New materials enhance the cooling effects from outer space to reduce energy use in small- to medium-sized buildings
This graph shows simulation data revealing the difference in radiator temperature and ambient outdoor air temperature over a two-day period in April in Las Vegas. The data reveals that the radiator surface consistently stays about 10 degrees cooler than the ambient outdoor air temperature as a result of its selective emittance material.
Pacific Northwest National Laboratory provided original content for this article.
Reducing air conditioning energy use by using new materials to enhance the cooling effects from outer space may not be such a far-out idea. In a simulation study using DOE's Energy Plus software and new selective emittance material technology developed at Stanford University, PNNL researchers found that daytime radiative cooling—the physical process by which an object loses heat to another object of lower temperature—could reduce energy consumption of an office building by 30 to 50 percent.

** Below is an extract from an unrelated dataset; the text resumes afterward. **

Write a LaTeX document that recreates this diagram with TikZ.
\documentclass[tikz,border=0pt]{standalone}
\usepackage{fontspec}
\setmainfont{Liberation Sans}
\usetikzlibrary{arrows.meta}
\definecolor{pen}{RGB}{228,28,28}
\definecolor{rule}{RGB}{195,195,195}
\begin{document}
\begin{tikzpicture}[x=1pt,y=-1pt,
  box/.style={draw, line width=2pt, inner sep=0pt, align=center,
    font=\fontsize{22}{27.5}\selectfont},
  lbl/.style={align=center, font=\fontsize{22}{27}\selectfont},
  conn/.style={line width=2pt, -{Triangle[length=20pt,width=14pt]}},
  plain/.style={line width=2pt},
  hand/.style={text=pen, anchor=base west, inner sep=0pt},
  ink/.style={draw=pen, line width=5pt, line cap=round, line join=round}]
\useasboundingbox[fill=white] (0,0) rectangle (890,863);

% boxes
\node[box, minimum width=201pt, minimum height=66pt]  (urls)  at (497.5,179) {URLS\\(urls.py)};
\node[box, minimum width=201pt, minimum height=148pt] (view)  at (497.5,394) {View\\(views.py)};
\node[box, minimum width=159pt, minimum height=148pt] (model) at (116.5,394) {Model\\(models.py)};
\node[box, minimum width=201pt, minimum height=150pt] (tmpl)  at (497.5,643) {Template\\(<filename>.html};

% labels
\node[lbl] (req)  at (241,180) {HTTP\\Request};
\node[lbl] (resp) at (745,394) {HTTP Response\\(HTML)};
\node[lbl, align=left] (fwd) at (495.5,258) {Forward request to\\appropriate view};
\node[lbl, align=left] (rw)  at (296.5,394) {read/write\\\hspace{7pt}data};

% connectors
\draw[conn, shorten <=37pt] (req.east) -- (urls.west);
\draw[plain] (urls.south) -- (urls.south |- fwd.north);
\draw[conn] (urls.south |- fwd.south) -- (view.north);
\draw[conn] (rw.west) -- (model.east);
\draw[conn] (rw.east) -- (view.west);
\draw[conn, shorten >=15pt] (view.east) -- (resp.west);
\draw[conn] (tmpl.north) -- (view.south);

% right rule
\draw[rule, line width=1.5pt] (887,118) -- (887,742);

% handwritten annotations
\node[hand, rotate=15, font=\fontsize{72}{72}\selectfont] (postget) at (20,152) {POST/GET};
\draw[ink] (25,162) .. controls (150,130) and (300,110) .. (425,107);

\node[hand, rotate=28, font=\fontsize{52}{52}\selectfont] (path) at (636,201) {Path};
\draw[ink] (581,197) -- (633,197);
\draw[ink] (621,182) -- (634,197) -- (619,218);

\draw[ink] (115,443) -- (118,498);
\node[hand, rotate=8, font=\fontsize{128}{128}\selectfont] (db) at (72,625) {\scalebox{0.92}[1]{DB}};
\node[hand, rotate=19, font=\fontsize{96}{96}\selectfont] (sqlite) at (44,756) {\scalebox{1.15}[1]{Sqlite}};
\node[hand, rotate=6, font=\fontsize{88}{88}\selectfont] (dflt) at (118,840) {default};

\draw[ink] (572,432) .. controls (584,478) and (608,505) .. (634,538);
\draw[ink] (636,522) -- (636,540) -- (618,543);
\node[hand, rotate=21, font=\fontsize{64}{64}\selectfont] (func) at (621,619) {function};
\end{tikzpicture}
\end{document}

All objects emit thermal radiation, simply known as heat. In the case of buildings, radiative cooling results from the heat transfer between building surfaces and the colder atmospheric layers up above. In their research paper, PNNL advanced building controls engineers Nick Fernandez, Srinivas Katipamula, and Weimin Wang (former PNNL) reported that radiative cooling was sufficient to meet the cooling load of a medium-sized building (25,000 to 100,000 square feet) for five months of the year. Findings also revealed that, thanks to its selective emittance material, the surface temperature of the rooftop-mounted radiator remained well below the ambient air temperature even on warm days in Las Vegas.

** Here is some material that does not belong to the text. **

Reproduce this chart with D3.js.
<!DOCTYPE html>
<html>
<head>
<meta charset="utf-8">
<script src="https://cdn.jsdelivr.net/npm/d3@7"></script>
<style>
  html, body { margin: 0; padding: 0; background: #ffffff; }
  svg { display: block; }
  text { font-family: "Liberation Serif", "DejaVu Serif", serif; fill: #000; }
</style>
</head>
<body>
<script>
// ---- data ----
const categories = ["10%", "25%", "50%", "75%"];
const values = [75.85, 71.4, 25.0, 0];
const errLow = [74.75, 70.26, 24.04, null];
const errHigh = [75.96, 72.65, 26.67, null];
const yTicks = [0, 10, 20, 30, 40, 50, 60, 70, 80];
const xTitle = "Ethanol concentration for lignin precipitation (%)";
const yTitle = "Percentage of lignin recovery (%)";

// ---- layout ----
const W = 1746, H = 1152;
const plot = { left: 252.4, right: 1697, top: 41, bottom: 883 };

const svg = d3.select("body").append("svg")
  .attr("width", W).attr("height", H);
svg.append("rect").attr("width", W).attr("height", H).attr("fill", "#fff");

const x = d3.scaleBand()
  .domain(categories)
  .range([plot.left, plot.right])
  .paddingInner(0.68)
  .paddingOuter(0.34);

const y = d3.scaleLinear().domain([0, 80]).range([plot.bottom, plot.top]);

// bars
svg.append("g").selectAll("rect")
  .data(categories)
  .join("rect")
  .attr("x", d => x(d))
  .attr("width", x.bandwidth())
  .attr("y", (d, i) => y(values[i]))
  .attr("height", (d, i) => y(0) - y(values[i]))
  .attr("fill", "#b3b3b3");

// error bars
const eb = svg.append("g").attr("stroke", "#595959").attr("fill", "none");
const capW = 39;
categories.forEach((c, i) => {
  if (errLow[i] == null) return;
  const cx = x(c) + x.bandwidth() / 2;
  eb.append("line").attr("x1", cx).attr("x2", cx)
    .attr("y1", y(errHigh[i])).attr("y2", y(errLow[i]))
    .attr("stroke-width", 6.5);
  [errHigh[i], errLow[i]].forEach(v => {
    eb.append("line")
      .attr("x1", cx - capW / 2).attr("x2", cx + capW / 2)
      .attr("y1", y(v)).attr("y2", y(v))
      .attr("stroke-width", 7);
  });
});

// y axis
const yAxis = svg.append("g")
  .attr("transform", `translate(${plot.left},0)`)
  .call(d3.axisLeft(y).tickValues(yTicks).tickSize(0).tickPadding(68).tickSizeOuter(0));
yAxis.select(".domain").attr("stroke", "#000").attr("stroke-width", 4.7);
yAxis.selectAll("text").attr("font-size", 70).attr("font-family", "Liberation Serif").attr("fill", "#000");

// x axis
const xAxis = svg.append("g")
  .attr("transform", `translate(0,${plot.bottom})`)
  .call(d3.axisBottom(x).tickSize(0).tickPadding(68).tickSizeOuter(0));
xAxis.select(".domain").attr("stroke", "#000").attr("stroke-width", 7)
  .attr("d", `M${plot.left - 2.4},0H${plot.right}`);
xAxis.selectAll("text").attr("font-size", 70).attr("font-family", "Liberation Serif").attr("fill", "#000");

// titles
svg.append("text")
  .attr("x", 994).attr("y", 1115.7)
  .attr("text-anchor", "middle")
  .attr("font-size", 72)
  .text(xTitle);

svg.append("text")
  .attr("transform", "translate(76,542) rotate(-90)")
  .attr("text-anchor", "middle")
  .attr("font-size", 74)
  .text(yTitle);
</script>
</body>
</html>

This research demonstrates the potential to design buildings that meet a substantial portion of their cooling needs by tapping into the "coldness of space" through the use of selective emittance materials in radiative cooling systems. As a result of this new material technology, building energy consumption is reduced. Most buildings in the United States today, which consume 40 percent of the country’s total annual energy use, do not have this type of cooling system.
Until now, it was thought that radiative cooling was ineffective during the day because the sun’s radiation offsets any cooling effect. However, Stanford University recently demonstrated the potential to achieve radiative cooling in the daytime by manipulating light at the nanoscale through “selective” (also known as photonic) emittance materials. These materials show great potential for daytime radiative cooling applications.

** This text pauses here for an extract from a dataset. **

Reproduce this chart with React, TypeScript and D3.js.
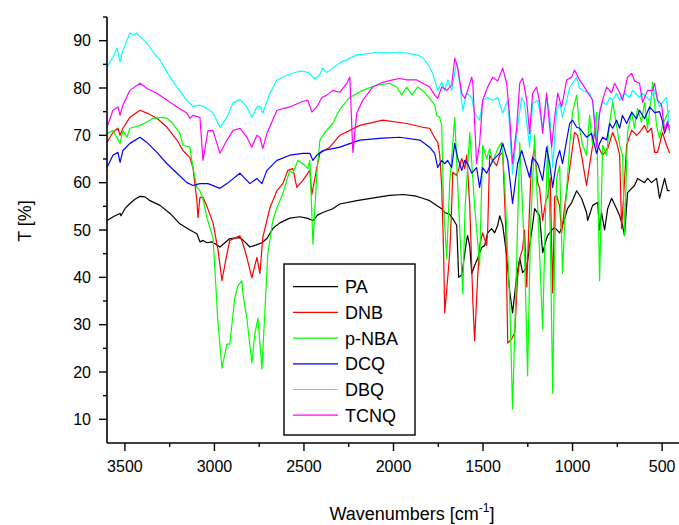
import React from "react";
import * as d3 from "d3";

type Pt = [number, number];

const seriesNames = ["PA", "DNB", "p-NBA", "DCQ", "DBQ", "TCNQ"];
const seriesColors = ["#000000", "#ff0000", "#00ff00", "#0000ff", "#00ffff", "#ff00ff"];

const xTicks = [3500, 3000, 2500, 2000, 1500, 1000, 500];
const xMinorTicks = [3250, 2750, 2250, 1750, 1250, 750];
const yTicks = [10, 20, 30, 40, 50, 60, 70, 80, 90];
const yMinorTicks = [15, 25, 35, 45, 55, 65, 75, 85, 95];

const PA: Pt[] = [[3600,52],[3555,53],[3527,53.5],[3522,53],[3500,54.5],[3472,55.6],[3444,56.5],[3416,57.1],[3388,57],[3360,56.2],[3304,55.2],[3248,53.5],[3193,51.3],[3137,50],[3098,49.2],[3081,47.5],[3064,47.8],[3042,47.3],[3014,47.5],[2969,46.4],[2914,48.2],[2858,48.4],[2830,47.5],[2802,46.4],[2769,46.8],[2735,47.3],[2707,48.2],[2674,50.3],[2635,51.5],[2579,52.5],[2523,52.8],[2484,52.5],[2450,52],[2423,53.2],[2395,53.7],[2339,54.5],[2300,55.5],[2205,56.2],[2093,56.9],[2021,57.3],[1948,57.5],[1881,57.2],[1837,56.7],[1798,56.2],[1759,55.2],[1731,54.5],[1714,53.7],[1686,53.3],[1669,52.4],[1647,51],[1636,40],[1619,40.5],[1602,45],[1591,48],[1586,48.8],[1574,46.5],[1563,40.8],[1547,42.5],[1530,44],[1508,46.3],[1491,46.7],[1474,49.4],[1452,50.3],[1435,49.4],[1418,51],[1407,53],[1390,51],[1368,44.6],[1351,37],[1335,32.5],[1312,40.3],[1295,44],[1279,41],[1256,42],[1240,46.7],[1223,51],[1212,54.5],[1184,53],[1167,45.2],[1145,48.2],[1139,48.8],[1117,50],[1100,50.5],[1072,49.4],[1044,52.4],[1028,54.5],[1005,55.8],[977,58.3],[950,56.7],[922,53.7],[916,52],[888,55.2],[860,55.8],[849,50],[838,53.7],[821,50],[804,54.5],[782,56.7],[754,54.5],[737,53],[721,51],[710,48.8],[693,57.9],[654,59.4],[637,60.9],[598,60],[581,60.9],[559,60],[531,60.9],[514,56.7],[486,60.9],[470,58.3],[458,58.3]];

const DNB: Pt[] = [[3600,68.5],[3567,70.6],[3539,71.5],[3527,70],[3511,71.5],[3472,73.8],[3416,75.3],[3377,74.7],[3321,73.6],[3265,71.7],[3209,69],[3176,66.8],[3137,65.3],[3120,63.2],[3098,56.2],[3092,52.6],[3081,56.9],[3064,56.9],[3042,55],[3008,51.5],[2981,46],[2958,39.3],[2930,45],[2914,47.8],[2858,48.8],[2841,47.1],[2819,44.2],[2791,39.9],[2763,44.2],[2746,40.8],[2730,48.4],[2690,54.7],[2651,58.3],[2618,59.8],[2590,62.6],[2562,63],[2540,59],[2506,60.5],[2467,62.6],[2456,57.5],[2428,63.2],[2411,66.2],[2356,67.5],[2300,70],[2188,72.1],[2060,73.2],[1926,72.5],[1837,71.7],[1798,71.5],[1770,69.5],[1753,68.5],[1742,66],[1731,59.4],[1720,45],[1714,32.5],[1697,40],[1686,45.2],[1675,55],[1669,62.2],[1647,61.5],[1619,65.1],[1602,63],[1591,65.8],[1574,55],[1557,35],[1547,26.6],[1530,40],[1519,46.7],[1502,49.4],[1480,46.7],[1474,50],[1463,65.8],[1446,64.7],[1424,63.6],[1407,65.8],[1390,66.4],[1373,50],[1362,26.1],[1340,27],[1323,28.3],[1307,40],[1295,44],[1279,46],[1268,50],[1256,38],[1240,55],[1229,64.3],[1212,67.2],[1195,60],[1184,58.8],[1167,52],[1150,56],[1139,57],[1125,61],[1111,36.7],[1100,57],[1089,57.3],[1072,55],[1061,49.4],[1044,55],[1016,63],[989,70.6],[972,70],[950,65.8],[922,59.4],[894,66.4],[877,70.6],[860,67.9],[832,65.8],[804,67.2],[776,70.6],[754,68.5],[737,65.8],[726,50.3],[698,67.9],[670,71.1],[643,70],[626,70.6],[598,72.1],[581,70.6],[559,71.5],[542,66.4],[525,66.4],[498,70.6],[475,67.9],[458,66.2]];

const PNBA: Pt[] = [[3600,70.4],[3567,71],[3527,68.3],[3511,71],[3488,69.6],[3472,71.5],[3416,72.1],[3377,72.8],[3343,73.6],[3288,73.8],[3265,73.6],[3232,72.5],[3193,70.4],[3176,67.9],[3137,67.5],[3120,63.2],[3098,59],[3081,58.3],[3064,56.5],[3042,52.6],[3008,48.4],[2997,41.4],[2981,30.8],[2958,20.8],[2942,23.8],[2930,25.9],[2914,25.9],[2902,30.2],[2886,35.7],[2869,38.2],[2847,39.3],[2841,36.5],[2819,31.4],[2813,29.3],[2791,21.9],[2774,28.1],[2757,31.4],[2735,20.6],[2718,32.9],[2702,45],[2674,52],[2651,54.7],[2618,57.7],[2579,62.6],[2562,62],[2534,64.7],[2506,64],[2478,63],[2467,64.7],[2450,47],[2428,62],[2411,69],[2384,70.6],[2339,72.5],[2300,75.5],[2244,78],[2172,79.5],[2093,80.6],[2021,81],[1982,80.2],[1954,78.5],[1926,80.2],[1898,78.5],[1865,80.2],[1826,79.1],[1798,77.8],[1770,76.4],[1759,74.2],[1742,73.8],[1731,72.1],[1720,55],[1703,43.9],[1686,60],[1658,73.8],[1642,60],[1613,36.5],[1600,55],[1574,70.6],[1547,55],[1519,42.5],[1502,67.9],[1480,65.1],[1463,67.2],[1446,64.3],[1418,67.2],[1396,68.5],[1379,60],[1351,35],[1335,12.2],[1318,35],[1295,68.5],[1268,45],[1251,19.2],[1235,50],[1212,70],[1195,55],[1167,29.1],[1150,55],[1139,67.9],[1125,50],[1111,15.5],[1100,45],[1089,60.9],[1072,63.6],[1056,40.8],[1040,55],[1016,67.9],[1000,74.9],[977,78.5],[961,71.5],[944,67.9],[922,65.8],[905,74.2],[888,67.9],[866,74.9],[849,39.3],[832,67.9],[810,65.8],[793,72.8],[776,77],[754,72.1],[737,67.9],[721,65.8],[710,48.8],[693,70.6],[670,74.9],[654,71.5],[637,75.7],[615,72.8],[598,77],[581,71.5],[559,78.5],[553,81.2],[531,72.1],[514,69.4],[498,72.1],[475,74.2],[458,75.3]];

const DCQ: Pt[] = [[3600,63.2],[3567,65.8],[3539,66.4],[3527,64.3],[3511,66.8],[3472,68.3],[3416,69.6],[3377,68.5],[3321,66.4],[3265,64],[3209,62],[3154,60],[3120,59.4],[3081,59.8],[3036,59.8],[2969,58.8],[2930,59.8],[2858,62],[2802,59.8],[2763,60.9],[2735,59.8],[2707,62.6],[2651,64.7],[2579,65.8],[2506,66.2],[2467,66.2],[2450,64.7],[2428,65.8],[2395,66.8],[2339,67.2],[2300,67.5],[2188,69],[2060,69.4],[1965,69.6],[1853,69],[1798,67.5],[1770,66.2],[1753,63.2],[1731,64.7],[1714,64],[1697,64.7],[1675,63.2],[1658,68.3],[1642,65.3],[1619,62.6],[1602,64.7],[1586,64],[1563,62],[1536,63.2],[1519,59],[1502,63.2],[1480,62],[1446,64.7],[1407,66.2],[1390,68.3],[1362,64.7],[1335,55.6],[1307,64],[1284,66.8],[1268,64.7],[1240,61.1],[1223,65.3],[1195,64],[1167,60.5],[1145,67.5],[1128,64],[1111,59],[1089,64.7],[1072,66.8],[1056,64],[1033,69],[1016,72.5],[1000,73.2],[977,71.7],[961,71.5],[922,69.6],[894,70.4],[866,66.2],[849,68.3],[832,69.6],[810,69],[793,72.5],[776,71.5],[754,73.2],[737,71.5],[721,74.2],[698,72.5],[670,74.9],[643,73.5],[626,75.3],[598,73.5],[570,76],[542,74.8],[514,75],[498,73],[486,70.4],[470,72.5],[458,71.7]];

const DBQ: Pt[] = [[3600,84.4],[3567,86.5],[3544,88.4],[3527,85.5],[3511,88],[3488,90.1],[3472,91.6],[3455,91.2],[3433,91.6],[3416,90.8],[3377,89.5],[3343,87.6],[3304,85.9],[3265,83.3],[3209,80.2],[3154,77.4],[3120,76.1],[3081,76.4],[3042,75.7],[3008,74.7],[2969,71.7],[2930,73.8],[2897,76.8],[2858,77.6],[2819,76],[2791,73.8],[2763,76],[2746,76.1],[2730,74.7],[2690,78.9],[2651,81.7],[2596,82.7],[2523,83.6],[2478,83.3],[2439,81.9],[2411,82.9],[2395,84.2],[2372,83.3],[2339,84.2],[2300,85.3],[2205,87],[2116,87.4],[2021,87.4],[1965,87.6],[1870,87],[1837,86.5],[1798,84.4],[1781,83.1],[1753,79.5],[1731,81.2],[1714,79.5],[1697,81.7],[1675,79.5],[1647,85.5],[1630,81],[1613,75.3],[1591,78.9],[1563,78],[1547,74.7],[1519,73.2],[1502,77.4],[1474,78],[1446,77.4],[1418,78],[1390,74.7],[1362,77.4],[1335,61.9],[1307,71.7],[1284,78],[1268,76.8],[1240,67.5],[1223,76.8],[1195,77.4],[1167,71.7],[1145,78],[1128,74.7],[1111,63.2],[1089,75.3],[1072,76.8],[1056,73.8],[1033,77.4],[1016,80.2],[1000,81],[977,82.3],[961,80],[944,79.5],[905,78.9],[888,77.4],[866,69],[849,75.3],[832,77],[810,76.5],[793,78],[776,77.4],[754,78.9],[737,77.4],[710,78.9],[682,78],[665,79.5],[626,78],[609,78.9],[570,77.4],[542,79.5],[514,76],[498,77],[475,78],[458,70.4]];

const TCNQ: Pt[] = [[3600,71.7],[3567,75.3],[3539,76],[3527,74.2],[3511,76.4],[3472,79.5],[3416,81],[3377,79.9],[3321,78.9],[3265,77.4],[3209,76],[3154,74.7],[3137,73.6],[3120,74.2],[3081,73.8],[3064,64.7],[3036,71],[3008,71],[2969,66.2],[2930,69],[2897,71],[2858,71.5],[2819,69.6],[2791,67.5],[2763,70],[2746,69.6],[2730,67.2],[2707,70.4],[2651,75.3],[2579,76],[2506,77.2],[2478,77.4],[2456,74.9],[2428,76],[2400,78],[2372,78.5],[2339,79.5],[2300,79.1],[2261,81],[2244,82.3],[2227,66.4],[2205,74.7],[2172,77.4],[2116,80.2],[2060,81.2],[2004,81.7],[1965,82],[1926,81.7],[1870,81.7],[1837,81],[1798,80.2],[1770,78.5],[1753,77.8],[1731,80.2],[1703,79.5],[1675,80.6],[1658,86.3],[1642,84.4],[1619,78.9],[1602,77.8],[1586,79.5],[1563,82.3],[1557,81],[1536,64],[1519,68.3],[1502,77.4],[1474,80.2],[1446,82.3],[1418,81.5],[1390,84.2],[1368,81],[1351,73.8],[1335,64],[1312,71.7],[1295,81],[1279,82.1],[1256,77.4],[1240,70.4],[1223,78.9],[1201,80.2],[1184,77],[1167,70.4],[1145,78.9],[1117,67.5],[1100,73.8],[1083,78.9],[1061,76],[1033,81.7],[1005,82.3],[989,83.8],[961,81.7],[922,79.5],[888,77.4],[866,67.5],[849,74.7],[832,77.5],[810,80.2],[782,79],[765,81],[737,79],[721,77.4],[693,82.3],[670,83.1],[654,81.5],[626,81],[609,77],[581,79.5],[553,79.5],[542,81],[525,77.4],[503,76.5],[486,71],[470,73],[458,71]];

const seriesData: Pt[][] = [PA, DNB, PNBA, DCQ, DBQ, TCNQ];

const W = 679;
const H = 525;
const left = 107;
const right = 680;
const top = 17;
const bottom = 443;
const FONT = "'Liberation Sans', Arial, Helvetica, sans-serif";

export default function App() {
  const x = d3.scaleLinear().domain([3600, 400]).range([left, right]);
  const y = d3.scaleLinear().domain([5, 95]).range([bottom, top]);
  const line = d3
    .line<Pt>()
    .x((d) => x(d[0]))
    .y((d) => y(d[1]));

  const legendX = 284;
  const legendY = 264;
  const legendW = 131;
  const legendH = 171;
  const rowStart = 286.7;
  const rowGap = 25.7;

  return (
    <svg
      width={W}
      height={H}
      style={{ position: "absolute", left: 0, top: 0, background: "#fff" }}
      fontFamily={FONT}
    >
      <rect x={0} y={0} width={W} height={H} fill="#fff" />
      <defs>
        <clipPath id="plotclip">
          <rect x={left} y={top} width={right - left} height={bottom - top} />
        </clipPath>
      </defs>
      <g clipPath="url(#plotclip)">
        {seriesData.map((s, i) => (
          <path
            key={seriesNames[i]}
            d={line(s) || ""}
            fill="none"
            stroke={seriesColors[i]}
            strokeWidth={1.2}
            strokeLinejoin="round"
          />
        ))}
      </g>
      {/* axes */}
      <line x1={left} x2={left} y1={top} y2={bottom} stroke="#000" strokeWidth={1.6} />
      <line x1={left} x2={W} y1={bottom} y2={bottom} stroke="#000" strokeWidth={1.6} />
      {yTicks.map((t) => (
        <g key={"y" + t}>
          <line x1={left - 8} x2={left} y1={y(t)} y2={y(t)} stroke="#000" strokeWidth={1.4} />
          <text x={91} y={y(t) + 5.6} fontSize={16} textAnchor="end" fill="#000">
            {t}
          </text>
        </g>
      ))}
      {yMinorTicks.map((t) => (
        <line key={"ym" + t} x1={left - 4} x2={left} y1={y(t)} y2={y(t)} stroke="#000" strokeWidth={1.4} />
      ))}
      {xTicks.map((t) => (
        <g key={"x" + t}>
          <line x1={x(t)} x2={x(t)} y1={bottom} y2={bottom + 8} stroke="#000" strokeWidth={1.4} />
          <text x={x(t)} y={472} fontSize={16} textAnchor="middle" fill="#000">
            {t}
          </text>
        </g>
      ))}
      {xMinorTicks.map((t) => (
        <line key={"xm" + t} x1={x(t)} x2={x(t)} y1={bottom} y2={bottom + 4} stroke="#000" strokeWidth={1.4} />
      ))}
      {/* axis titles */}
      <text
        transform={`translate(31, 221) rotate(-90)`}
        fontSize={18}
        textAnchor="middle"
        fill="#000"
      >
        T [%]
      </text>
      <text x={412} y={520} fontSize={18} textAnchor="middle" fill="#000">
        Wavenumbers [cm
        <tspan fontSize={12} dy={-8}>-1</tspan>
        <tspan dy={8}>]</tspan>
      </text>
      {/* legend */}
      <rect x={legendX} y={legendY} width={legendW} height={legendH} fill="#fff" stroke="#000" strokeWidth={1.4} />
      {seriesNames.map((n, i) => {
        const ry = rowStart + i * rowGap;
        return (
          <g key={"lg" + n}>
            <line x1={293} x2={338} y1={ry} y2={ry} stroke={seriesColors[i]} strokeWidth={1.2} />
            <text x={345} y={ry + 6.5} fontSize={18} fill="#000">
              {n}
            </text>
          </g>
        );
      })}
    </svg>
  );
}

As Fernandez explains it, “Selective emittance materials are designed to release and absorb radiation only at beneficial wavelengths. They reflect a large portion of shortwave radiation from the sun, while increasing longwave radiative exchange with the relatively cool sky. This enables higher radiative heat transfer compared to a surface that radiates strongly at all infrared wavelengths.”
Basically, selective emittance materials allow radiative cooling to work during the day—not just at night—by holding onto the coolness of the sky while releasing the warmth from the sun. The result is a radiator surface cold enough that you can run water through it and chill the interior of a building.
For their study, Katipamula, Wang, and Fernandez simulated an outdoor temperature of 85 degrees (29 degrees Celsius) and a radiative cooling temperature of 60-65 (15-18 degrees Celsius) degrees to model the reduction in energy consumption in an office building. The PNNL team received a Best Paper award for their research. The award-winning paper, titled Modeling and Simulation of a Photonic Radiative Cooling System, was presented at the 2016 International Building Performance Simulation Association (IBPSA) Conference, known as “SimBuild.”